■ **TASK PROMPT**:
Show every line in the entries below where the word "this" appears.

■ **RECORDS SHOWN**:
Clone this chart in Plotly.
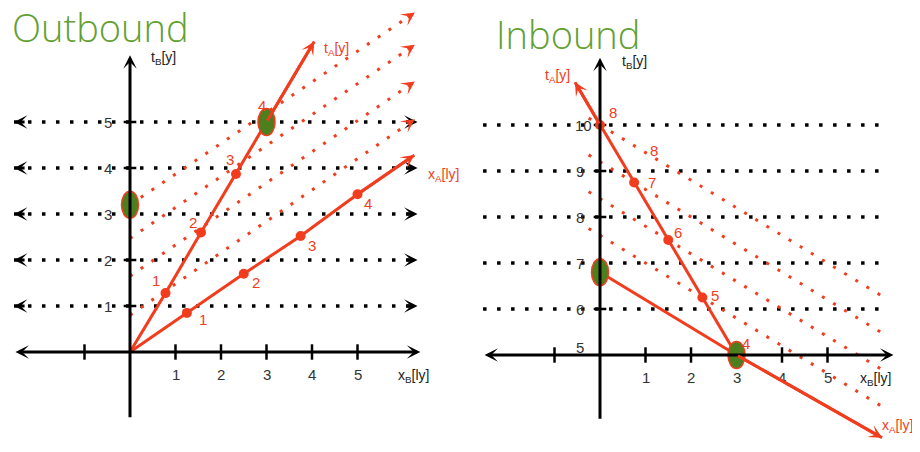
import plotly.graph_objects as go

# ---------------- data ----------------
RED = "#f23c1e"
GREEN_TXT = "#62a032"
GREEN_FILL = "#4e7f1f"

# Outbound panel
OUT_TITLE = "Outbound"
OUT_GRID_T = [1, 2, 3, 4, 5]
OUT_GRID_XSPAN = [-2.55, 6.32]
OUT_XAXIS_SPAN = [-2.55, 6.38]
OUT_TAXIS_SPAN = [-1.45, 6.45]
OUT_XTICKS = [-1, 1, 2, 3, 4, 5]
OUT_XTICK_LABELS = ["", "1", "2", "3", "4", "5"]
OUT_TTICKS = [1, 2, 3, 4, 5]
OUT_TTICK_LABELS = ["1", "2", "3", "4", "5"]
OUT_TA_X = [0.78, 1.56, 2.33, 3.0]
OUT_TA_T = [1.28, 2.6, 3.87, 5.0]
OUT_TA_LABELS = ["1", "2", "3", "4"]
OUT_TA_END = [4.05, 6.75]
OUT_XA_X = [1.25, 2.5, 3.75, 5.0]
OUT_XA_T = [0.85, 1.7, 2.52, 3.43]
OUT_XA_LABELS = ["1", "2", "3", "4"]
OUT_XA_END = [6.25, 4.28]
OUT_SIM_X = [0.0, 6.26]
OUT_SIM_T_START = [0.8, 1.65, 2.47, 3.2]
OUT_SIM_T_END = [5.06, 5.88, 6.68, 7.38]
OUT_GREEN_X = [0.0, 3.0]
OUT_GREEN_T = [3.2, 5.0]

# Inbound panel
IN_TITLE = "Inbound"
IN_GRID_T = [6, 7, 8, 9, 10]
IN_GRID_XSPAN = [-2.57, 6.25]
IN_XAXIS_SPAN = [-2.57, 6.45]
IN_TAXIS_SPAN = [3.58, 11.46]
IN_XTICKS = [-1, 1, 2, 3, 4, 5]
IN_XTICK_LABELS = ["", "1", "2", "3", "4", "5"]
IN_TTICKS = [5, 6, 7, 8, 9, 10]
IN_TTICK_LABELS = ["5", "6", "7", "8", "9", "10"]
IN_TA_X = [3.0, 2.25, 1.5, 0.75, 0.0]
IN_TA_T = [5.0, 6.25, 7.5, 8.75, 10.0]
IN_TA_LABELS = ["4", "5", "6", "7", "8"]
IN_TA_END = [-0.55, 10.93]
IN_XA_X = [0.0, 3.0, 6.2]
IN_XA_T = [6.8, 5.0, 3.2]
IN_SIM_X = [-0.25, 6.2]
IN_SIM_T_START = [10.15, 9.35, 8.55, 7.75]
IN_SIM_T_END = [6.28, 5.48, 4.68, 3.88]
IN_GREEN_X = [0.0, 3.0]
IN_GREEN_T = [6.8, 5.0]
IN_EXTRA_LABEL_X = [1.15]
IN_EXTRA_LABEL_T = [9.36]
IN_EXTRA_LABEL_TEXT = ["8"]

# ---------------- figure ----------------
PAGE_OFF = 8                     # default body margin of the page
W, H = 920 - PAGE_OFF, 452 - PAGE_OFF
SPLIT = 470 - PAGE_OFF
OUT_ORIGIN = (130 - PAGE_OFF, 352 - PAGE_OFF)
IN_ORIGIN = (600 - PAGE_OFF, 355 - PAGE_OFF)
SX, ST = 45.5, 46.0
IN_T0 = 5

fig = go.Figure()
annotations = []
shapes = []
FONT = "Liberation Sans, Arial, sans-serif"


def add_line(xs, ys, ax, color, width, dash="solid"):
    fig.add_trace(go.Scatter(x=xs, y=ys, mode="lines", xaxis=ax[0], yaxis=ax[1],
                             line=dict(color=color, width=width, dash=dash),
                             hoverinfo="skip"))


def add_arrow(ax, x0, y0, x1, y1, color, width, both=False, size=0.75):
    xr = "x" if ax[0] == "x" else "x2"
    yr = "y" if ax[1] == "y" else "y2"
    annotations.append(dict(x=x1, y=y1, ax=x0, ay=y0, xref=xr, yref=yr,
                            axref=xr, ayref=yr, showarrow=True, text="",
                            arrowhead=3, startarrowhead=3, arrowsize=size,
                            startarrowsize=size,
                            arrowwidth=width, arrowcolor=color, standoff=0,
                            startstandoff=0,
                            arrowside="end+start" if both else "end"))


def add_head(ax, xs, ys, color, width, at_start=False, size=0.75):
    if at_start:
        x1, y1, x0, y0 = xs[0], ys[0], xs[1], ys[1]
    else:
        x1, y1, x0, y0 = xs[-1], ys[-1], xs[-2], ys[-2]
    f = 0.03
    add_arrow(ax, x1 - f * (x1 - x0), y1 - f * (y1 - y0), x1, y1, color, width, size=size)


def add_text(ax, x, y, text, color, size, xshift=0, yshift=0, xanchor="center"):
    xr = "x" if ax[0] == "x" else "x2"
    yr = "y" if ax[1] == "y" else "y2"
    annotations.append(dict(x=x, y=y, xref=xr, yref=yr, text=text, showarrow=False,
                            xshift=xshift, yshift=yshift, xanchor=xanchor,
                            font=dict(color=color, size=size, family=FONT)))


def add_green(ax, xs, ys):
    xr = "x" if ax[0] == "x" else "x2"
    yr = "y" if ax[1] == "y" else "y2"
    for x, y in zip(xs, ys):
        shapes.append(dict(type="circle", xref=xr, yref=yr, xsizemode="pixel",
                           ysizemode="pixel", xanchor=x, yanchor=y,
                           x0=-8.5, x1=8.5, y0=-13.5, y1=13.5,
                           fillcolor=GREEN_FILL, line=dict(color=RED, width=1.5),
                           layer="above"))


BLACK_DOT = "3.5px,10.5px"
RED_DOT = "3px,10px"

# ---- Outbound ----
A = ("x", "y")
for t in OUT_GRID_T:
    xs = OUT_GRID_XSPAN
    ys = [t, t]
    add_line(xs, ys, A, "black", 3.5, BLACK_DOT)
    add_head(A, xs, ys, "black", 3)
    add_head(A, xs, ys, "black", 3, at_start=True)
for t0, t1 in zip(OUT_SIM_T_START, OUT_SIM_T_END):
    xs, ys = OUT_SIM_X, [t0, t1]
    add_line(xs, ys, A, RED, 3, RED_DOT)
    add_head(A, xs, ys, RED, 3)
add_arrow(A, OUT_XAXIS_SPAN[0], 0, OUT_XAXIS_SPAN[1], 0, "black", 3, both=True)
add_arrow(A, 0, OUT_TAXIS_SPAN[0], 0, OUT_TAXIS_SPAN[1], "black", 3)
fig.add_trace(go.Scatter(x=OUT_XTICKS, y=[0] * len(OUT_XTICKS), mode="markers",
                         xaxis="x", yaxis="y", hoverinfo="skip",
                         marker=dict(symbol="line-ns", size=11, line=dict(width=2.5, color="black"))))
fig.add_trace(go.Scatter(x=[0] * len(OUT_TTICKS), y=OUT_TTICKS, mode="markers",
                         xaxis="x", yaxis="y", hoverinfo="skip",
                         marker=dict(symbol="line-ew", size=9, line=dict(width=2.5, color="black"))))
for x, lab in zip(OUT_XTICKS, OUT_XTICK_LABELS):
    if lab:
        add_text(A, x, 0, lab, "#333", 15, yshift=-22)
for t, lab in zip(OUT_TTICKS, OUT_TTICK_LABELS):
    add_text(A, 0, t, lab, "#333", 15, xshift=-22)
add_line([0] + OUT_TA_X + [OUT_TA_END[0]], [0] + OUT_TA_T + [OUT_TA_END[1]], A, RED, 3)
add_arrow(A, OUT_TA_X[-1], OUT_TA_T[-1], OUT_TA_END[0], OUT_TA_END[1], RED, 3)
add_line([0] + OUT_XA_X + [OUT_XA_END[0]], [0] + OUT_XA_T + [OUT_XA_END[1]], A, RED, 3)
add_arrow(A, OUT_XA_X[-1], OUT_XA_T[-1], OUT_XA_END[0], OUT_XA_END[1], RED, 3)
fig.add_trace(go.Scatter(x=OUT_TA_X[:-1] + OUT_XA_X, y=OUT_TA_T[:-1] + OUT_XA_T, mode="markers",
                         xaxis="x", yaxis="y", hoverinfo="skip",
                         marker=dict(color=RED, size=10)))
ta_shift = [(-9, 13), (-8, 10), (-6, 14), (-5, 17)]
for x, t, lab, (dx, dy) in zip(OUT_TA_X, OUT_TA_T, OUT_TA_LABELS, ta_shift):
    add_text(A, x, t, lab, RED, 15, xshift=dx, yshift=dy)
xa_shift = [(16, -7), (12, -9), (11, -9), (10, -9)]
for x, t, lab, (dx, dy) in zip(OUT_XA_X, OUT_XA_T, OUT_XA_LABELS, xa_shift):
    add_text(A, x, t, lab, RED, 15, xshift=dx, yshift=dy)
add_green(A, OUT_GREEN_X, OUT_GREEN_T)
add_text(A, 0, OUT_TAXIS_SPAN[1], "t<sub>B</sub>[y]", "#222", 14, xshift=19, yshift=-3, xanchor="left")
add_text(A, OUT_XAXIS_SPAN[1], 0, "x<sub>B</sub>[ly]", "#222", 14, xshift=-24, yshift=-24, xanchor="left")
add_text(A, OUT_TA_END[0], OUT_TA_END[1], "t<sub>A</sub>[y]", RED, 14, xshift=8, yshift=-7, xanchor="left")
add_text(A, OUT_XA_END[0], OUT_XA_END[1], "x<sub>A</sub>[ly]", RED, 14, xshift=12, yshift=-20, xanchor="left")

# ---- Inbound ----
B = ("x2", "y2")
for t in IN_GRID_T:
    add_line(IN_GRID_XSPAN, [t, t], B, "black", 3.5, BLACK_DOT)
for t0, t1 in zip(IN_SIM_T_START, IN_SIM_T_END):
    add_line(IN_SIM_X, [t0, t1], B, RED, 3, RED_DOT)
add_arrow(B, IN_XAXIS_SPAN[0], IN_T0, IN_XAXIS_SPAN[1], IN_T0, "black", 3, both=True)
add_arrow(B, 0, IN_TAXIS_SPAN[0], 0, IN_TAXIS_SPAN[1], "black", 3)
fig.add_trace(go.Scatter(x=IN_XTICKS, y=[IN_T0] * len(IN_XTICKS), mode="markers",
                         xaxis="x2", yaxis="y2", hoverinfo="skip",
                         marker=dict(symbol="line-ns", size=11, line=dict(width=2.5, color="black"))))
fig.add_trace(go.Scatter(x=[0] * len(IN_TTICKS[1:]), y=IN_TTICKS[1:], mode="markers",
                         xaxis="x2", yaxis="y2", hoverinfo="skip",
                         marker=dict(symbol="line-ew", size=9, line=dict(width=2.5, color="black"))))
for x, lab in zip(IN_XTICKS, IN_XTICK_LABELS):
    if lab:
        add_text(B, x, IN_T0, lab, "#333", 15, yshift=-22)
for t, lab in zip(IN_TTICKS, IN_TTICK_LABELS):
    if t == IN_T0:
        add_text(B, 0, t, lab, "#333", 15, xshift=-20, yshift=8)
    else:
        add_text(B, 0, t, lab, "#333", 15, xshift=-20 if len(lab) == 1 else -17)
add_line(IN_TA_X + [IN_TA_END[0]], IN_TA_T + [IN_TA_END[1]], B, RED, 3)
add_arrow(B, IN_TA_X[-1], IN_TA_T[-1], IN_TA_END[0], IN_TA_END[1], RED, 3)
add_line(IN_XA_X, IN_XA_T, B, RED, 3)
add_arrow(B, IN_XA_X[-2], IN_XA_T[-2], IN_XA_X[-1], IN_XA_T[-1], RED, 3)
fig.add_trace(go.Scatter(x=IN_TA_X[1:], y=IN_TA_T[1:], mode="markers",
                         xaxis="x2", yaxis="y2", hoverinfo="skip",
                         marker=dict(color=RED, size=10)))
in_shift = [(9, 12), (13, 2), (10, 8), (18, 0), (13, 13)]
for x, t, lab, (dx, dy) in zip(IN_TA_X, IN_TA_T, IN_TA_LABELS, in_shift):
    add_text(B, x, t, lab, RED, 15, xshift=dx, yshift=dy)
for x, t, lab in zip(IN_EXTRA_LABEL_X, IN_EXTRA_LABEL_T, IN_EXTRA_LABEL_TEXT):
    add_text(B, x, t, lab, RED, 15, xshift=2, yshift=4)
add_green(B, IN_GREEN_X, IN_GREEN_T)
add_text(B, 0, IN_TAXIS_SPAN[1], "t<sub>B</sub>[y]", "#222", 14, xshift=20, yshift=-4, xanchor="left")
add_text(B, IN_XAXIS_SPAN[1], IN_T0, "x<sub>B</sub>[ly]", "#222", 14, xshift=-35, yshift=-24, xanchor="left")
add_text(B, IN_TA_END[0], IN_TA_END[1], "t<sub>A</sub>[y]", RED, 14, xshift=-32, yshift=6, xanchor="left")
add_text(B, IN_XA_X[-1], IN_XA_T[-1], "x<sub>A</sub>[ly]", RED, 14, xshift=-2, yshift=12, xanchor="left")

# titles
TITLE_FONT = dict(size=38, color=GREEN_TXT, family="Open Sans, Liberation Sans, sans-serif", weight=300)
annotations.append(dict(x=(10 - PAGE_OFF) / W, y=1 - (27 - PAGE_OFF) / H, xref="paper", yref="paper",
                        xanchor="left", yanchor="middle", showarrow=False, text=OUT_TITLE,
                        font=TITLE_FONT))
annotations.append(dict(x=(494 - PAGE_OFF) / W, y=1 - (34 - PAGE_OFF) / H, xref="paper", yref="paper",
                        xanchor="left", yanchor="middle", showarrow=False, text=IN_TITLE,
                        font=TITLE_FONT))

out_xr = [(0 - OUT_ORIGIN[0]) / SX, (SPLIT - OUT_ORIGIN[0]) / SX]
out_yr = [(OUT_ORIGIN[1] - H) / ST, OUT_ORIGIN[1] / ST]
in_xr = [(SPLIT - IN_ORIGIN[0]) / SX, (W - IN_ORIGIN[0]) / SX]
in_yr = [IN_T0 + (IN_ORIGIN[1] - H) / ST, IN_T0 + IN_ORIGIN[1] / ST]
ax_common = dict(visible=False, fixedrange=True)
fig.update_layout(
    width=W, height=H, margin=dict(l=0, r=0, t=0, b=0),
    paper_bgcolor="white", plot_bgcolor="white", showlegend=False,
    xaxis=dict(domain=[0, SPLIT / W], range=out_xr, anchor="y", **ax_common),
    yaxis=dict(domain=[0, 1], range=out_yr, anchor="x", **ax_common),
    xaxis2=dict(domain=[SPLIT / W, 1], range=in_xr, anchor="y2", **ax_common),
    yaxis2=dict(domain=[0, 1], range=in_yr, anchor="x2", **ax_common),
    annotations=annotations, shapes=shapes,
)
fig.write_html("out.html")
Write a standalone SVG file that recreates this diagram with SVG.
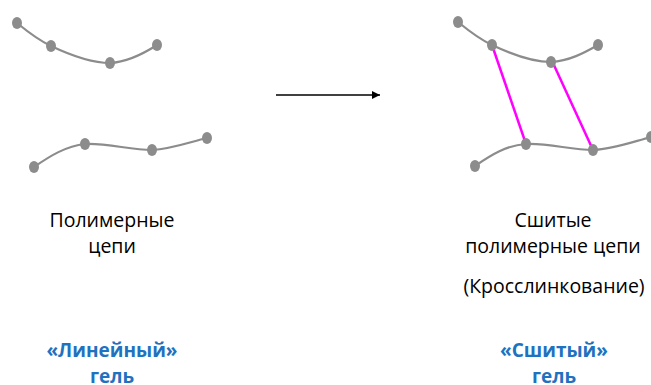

■ **OUTPUT BELOW**:
Clone this chart in Plotly.
Write a standalone SVG file that recreates this diagram with SVG.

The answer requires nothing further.